Eastern Ghouta is a rebel bastion east of the capital, under government siege and beyond the craftsmen’s reach.

“Today, this wood is being used by people in Ghouta for heat... It is becoming rare,”

he says.

The first Damascene oud was produced in 1897 by Abdo al-Nahhat, who became one of the country’s most renowned lute-makers.

In the early 20th century, the oud was the favoured instrument among Syrians, played at marriages or during gatherings of female socialites.

Khalifeh’s atelier in the Adawi neighbourhood is now half-artisanal, half-mechanised.

Ironically, he has found demand has increased for his products because of the few competitors left.

While Tawil uses steam to individually shape the oud’s ribs by hand, Khalifeh’s workshop uses machines to bend 20 at a time and to smooth the wood. The neck’s pegs are screwed in by hand.
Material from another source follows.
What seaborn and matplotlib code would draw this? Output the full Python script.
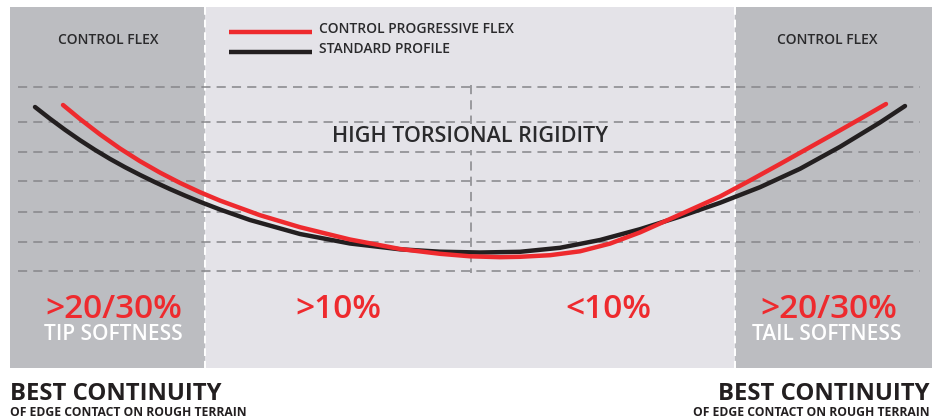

“Polishing the oud by hand takes between five and six hours. With the machine, it’s done in 15 minutes,” says Khalifeh, who exports across the Middle East, France and the United States.

“We used to make 10 to 15 ouds a month, now we make 20,” says Khalifeh, who learned the profession from his father at the age of 14.

But even with his own orders up, Khalifeh feels the industry is in terminal decline. “When I look at the state of my profession, I can say it is in the process of disappearing,” he says.

Tawil agrees. “It’s a profession under threat,” he says, lamenting that in addition to the effects of the war, “young people don’t have the time to learn”.

Like many in the field, he learned the trade from his father and is now passing it on to his daughter.

But he sees a glimmer of hope in the artisans who have emigrated, taking their expertise with them. “In Quebec, there are now Syrians who are opening their own production workshops,” says Tawil.